Three of Monet’s “spectacular” water lilies paintings will go on show together at the National Gallery.
The large works will be brought together in an exhibition on the decorative arts of the Impressionist painters.
The artists are best known for their outdoor canvases.
But the exhibition will also show “a little-known” aspect of their work – on decorative panels, painted doors, tapestries, ceramics and fans.
More than 80 paintings and objects by Monet, Renoir, Pissarro, Morisot, Degas, Cassatt, Cezanne, Manet and Caillebotte have been loaned from around the world for the exhibition.
They include three of the large, late water lilies by Monet.

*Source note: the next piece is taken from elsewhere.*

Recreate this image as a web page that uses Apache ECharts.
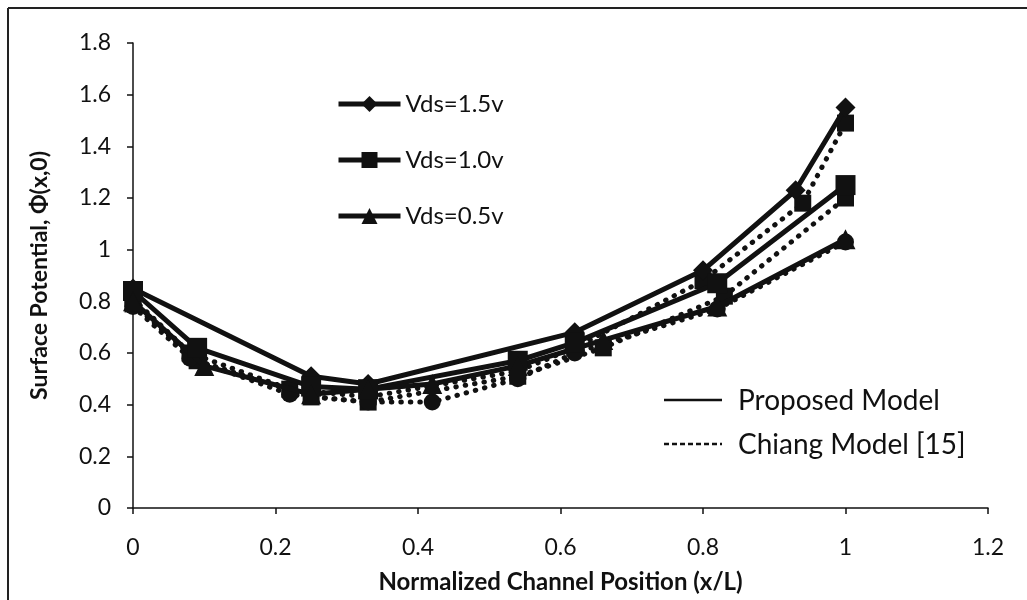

The French artist created hundreds over three decades until his death in 1926.
Impressionist Decorations: The Birth Of Modern Decor will cover five decades, from the 1860s until the 1920s.
“Experimenting with unusual formats and techniques, turning scenes from modern life and directly observed landscapes into decors – bringing nature indoors – they radically transformed decorative painting, while always striving for harmony and visual unity,” the Gallery said.
The exhibition is organised by the National Gallery and the Musee d’Orsay et de l’Orangerie, Paris, where it will open in April, before going on show in London in September next year.
The gallery, in Trafalgar Square, became the first of the big institutions to reopen its doors last month, following the easing of lockdown measures.